The guilty banks "participated in a brazen display of collusion and foreign exchange rate market manipulation," said U.S. Attorney General Loretta Lynch.
Lynch said bankers conspired to enrich themselves at the expense of "countless consumers, investors and institutions around the world." She declined to comment on criminal charges against individual bank employees, saying only that the Justice Department's investigation is ongoing.

The global foreign exchange market is massive yet lightly regulated. Officials said trading in the eurodollar exchange rate market is five times larger than trading on all global stock exchanges combined.
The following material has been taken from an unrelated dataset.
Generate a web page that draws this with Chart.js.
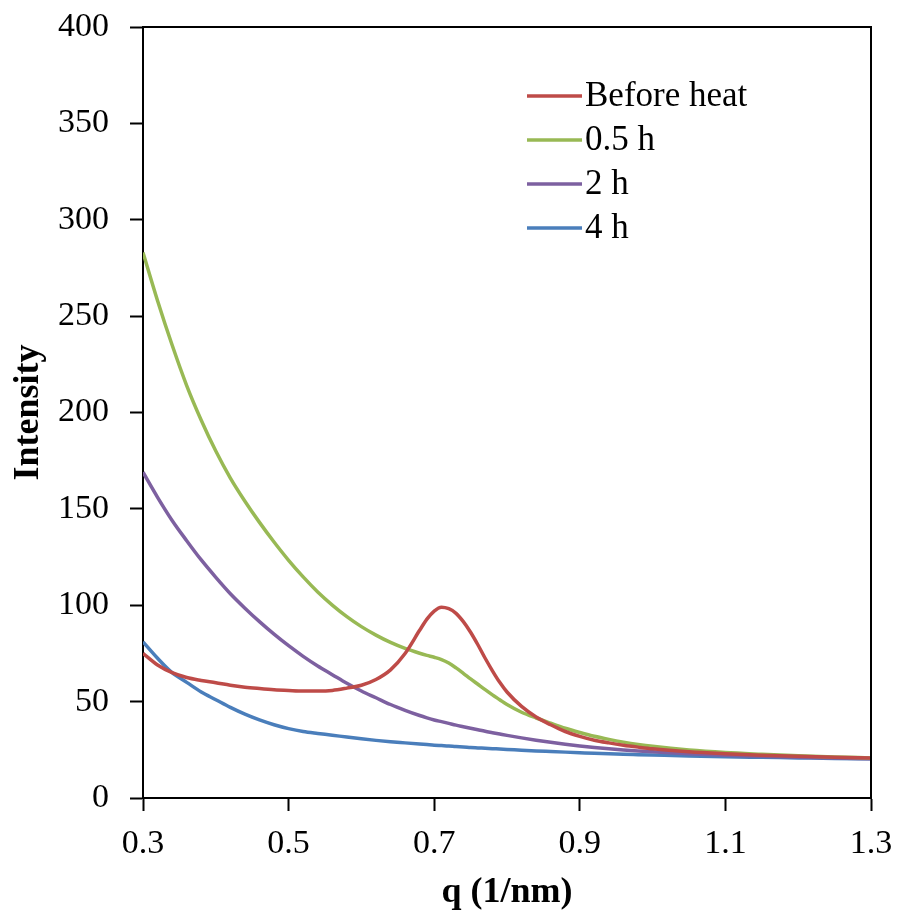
<!DOCTYPE html>
<html>
<head>
<meta charset="utf-8">
<script src="https://cdn.jsdelivr.net/npm/chart.js@4/dist/chart.umd.min.js"></script>
<style>
  html, body { margin: 0; padding: 0; background: #ffffff; }
  #wrap { width: 899px; height: 919px; }
</style>
</head>
<body>
<div id="wrap"><canvas id="c" width="899" height="919"></canvas></div>
<script>
// Scattering vector q (1/nm)
const q = [0.30, 0.32, 0.34, 0.36, 0.38, 0.40, 0.42, 0.44, 0.46, 0.48,
           0.50, 0.52, 0.54, 0.56, 0.58, 0.60, 0.62, 0.64, 0.66, 0.68,
           0.69, 0.70, 0.71, 0.72, 0.73, 0.74, 0.75, 0.76, 0.77, 0.78,
           0.79, 0.80, 0.82, 0.84, 0.86, 0.88, 0.90, 0.92, 0.94, 0.96,
           0.98, 1.00, 1.05, 1.10, 1.15, 1.20, 1.25, 1.30];

const beforeHeat = [75, 69, 65, 62.5, 61, 59.8, 58.5, 57.5, 56.8, 56.2,
                    55.8, 55.5, 55.5, 55.8, 57, 58.5, 61.5, 66.5, 75, 87,
                    92.8, 97, 99, 98.2, 95.8, 91.5, 86, 79.5, 72.5, 66,
                    60, 55, 47.5, 42, 38, 34.5, 32, 30, 28.6, 27.4,
                    26.4, 25.5, 24, 23, 22.2, 21.6, 21.1, 20.7];

const halfHour = [283, 258, 235, 214, 196, 180, 166, 154, 143, 132.8,
                  123.3, 114.7, 106.9, 100.1, 94.1, 88.9, 84.5, 80.7, 77.6, 75.1,
                  74, 73, 71.8, 70, 67.5, 64.7, 61.8, 59, 56.2, 53.5,
                  51, 48.5, 44.5, 41.5, 38.8, 36.2, 34, 32, 30.4, 29,
                  27.8, 26.8, 24.9, 23.6, 22.7, 21.9, 21.3, 20.8];

const twoHours = [169, 156, 144, 133.5, 123.5, 114.5, 106, 98.5, 91.5, 85,
                  79, 73.5, 68.5, 64, 59.5, 55.5, 52, 48.5, 45.5, 42.8,
                  41.6, 40.5, 39.6, 38.7, 37.8, 37, 36.2, 35.4, 34.6, 33.9,
                  33.2, 32.5, 31.2, 30, 28.9, 27.9, 27, 26.2, 25.5, 24.9,
                  24.4, 24, 23, 22.2, 21.6, 21.1, 20.7, 20.4];

const fourHours = [81, 72.5, 65, 60, 55, 51, 47, 43.5, 40.5, 38,
                   36, 34.5, 33.5, 32.6, 31.6, 30.7, 29.9, 29.2, 28.6, 28,
                   27.7, 27.4, 27.2, 27, 26.7, 26.5, 26.2, 26, 25.8, 25.6,
                   25.4, 25.2, 24.8, 24.4, 24.1, 23.8, 23.5, 23.2, 23, 22.7,
                   22.5, 22.3, 21.8, 21.4, 21.1, 20.8, 20.5, 20.3];

const seriesLabels = ['Before heat', '0.5 h', '2 h', '4 h'];
const seriesColors = ['#BE4B48', '#98B954', '#7D60A0', '#4A7EBB'];
const seriesValues = [beforeHeat, halfHour, twoHours, fourHours];

const xTicks = [0.3, 0.5, 0.7, 0.9, 1.1, 1.3];
const yTicks = [0, 50, 100, 150, 200, 250, 300, 350, 400];

const FONT = '"Liberation Serif", "Times New Roman", serif';

const datasets = seriesValues.map((vals, i) => ({
  label: seriesLabels[i],
  data: q.map((x, k) => ({ x: x, y: vals[k] })),
  borderColor: seriesColors[i],
  backgroundColor: seriesColors[i],
  borderWidth: 3.5,
  pointRadius: 0,
  cubicInterpolationMode: 'monotone',
  fill: false
}));

// Frame around the plot area and an in-plot legend
const framePlugin = {
  id: 'frameAndLegend',
  afterDatasetsDraw(chart) {
    const { ctx, chartArea: a } = chart;
    ctx.save();
    ctx.strokeStyle = '#000000';
    ctx.lineWidth = 2;
    ctx.beginPath();
    ctx.moveTo(a.left, a.top);
    ctx.lineTo(a.right, a.top);
    ctx.lineTo(a.right, a.bottom);
    ctx.stroke();

    const x0 = 527;
    const rowTop = 96;
    const rowGap = 44;
    ctx.font = '35px ' + FONT;
    ctx.textBaseline = 'middle';
    ctx.textAlign = 'left';
    chart.data.datasets.forEach((ds, i) => {
      const y = rowTop + i * rowGap;
      ctx.strokeStyle = ds.borderColor;
      ctx.lineWidth = 3.5;
      ctx.beginPath();
      ctx.moveTo(x0, y);
      ctx.lineTo(x0 + 55, y);
      ctx.stroke();
      ctx.fillStyle = '#000000';
      ctx.fillText(ds.label, x0 + 58, y + 1);
    });
    ctx.restore();
  }
};

new Chart(document.getElementById('c'), {
  type: 'line',
  data: { datasets: datasets },
  options: {
    responsive: false,
    animation: false,
    layout: { padding: { left: 0, right: 28, top: 27, bottom: 0 } },
    plugins: {
      legend: { display: false },
      tooltip: { enabled: false }
    },
    scales: {
      x: {
        type: 'linear',
        min: 0.3,
        max: 1.3,
        afterBuildTicks: (scale) => { scale.ticks = xTicks.map(v => ({ value: v })); },
        afterFit: (scale) => { scale.height = 121; scale.paddingLeft = 0; scale.paddingRight = 0; },
        ticks: {
          color: '#000000',
          font: { family: FONT, size: 34 },
          padding: 13,
          maxRotation: 0,
          autoSkip: false,
          callback: (v) => Number(v).toFixed(1)
        },
        grid: {
          display: true,
          drawOnChartArea: false,
          drawTicks: true,
          tickLength: 13,
          tickColor: '#000000',
          tickWidth: 2
        },
        border: { display: true, color: '#000000', width: 2 },
        title: {
          display: true,
          text: 'q (1/nm)',
          color: '#000000',
          font: { family: FONT, size: 36, weight: 'bold' },
          padding: { top: 0, bottom: 5 }
        }
      },
      y: {
        type: 'linear',
        min: 0,
        max: 400,
        afterBuildTicks: (scale) => { scale.ticks = yTicks.map(v => ({ value: v })); },
        afterFit: (scale) => { scale.width = 143; scale.paddingTop = 0; scale.paddingBottom = 0; },
        ticks: {
          color: '#000000',
          font: { family: FONT, size: 34 },
          padding: 21,
          autoSkip: false
        },
        grid: {
          display: true,
          drawOnChartArea: false,
          drawTicks: true,
          tickLength: 13,
          tickColor: '#000000',
          tickWidth: 2
        },
        border: { display: true, color: '#000000', width: 2 },
        title: {
          display: true,
          text: 'Intensity',
          color: '#000000',
          font: { family: FONT, size: 36, weight: 'bold' },
          padding: { top: 7, bottom: 0 }
        }
      }
    }
  },
  plugins: [framePlugin]
});
</script>
</body>
</html>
The four banks that pleaded guilty accounted for about a quarter of all activity in that market.

The five banks involved in Wednesday's settlement, plus HSBC (HSBC) and Bank of America (BAC), have now paid about $10 billion in total to authorities in the U.S. and Europe for their part in the foreign exchange scandal.

"These unprecedented figures appropriately reflect this breathtaking conspiracy," said Lynch.
UBS admitted it had engaged in "unsafe and unsound business practices" in foreign exchange markets, and also pleaded guilty to one count of wire fraud in relation to the London Interbank borrowing rate, or Libor.

The bank had originally struck a deal over Libor with the U.S. Department of Justice in 2012, but the non-prosecution agreement was terminated after its role in the foreign exchange scandal came to light. It said it would pay a fine of $203 million related to Libor rigging.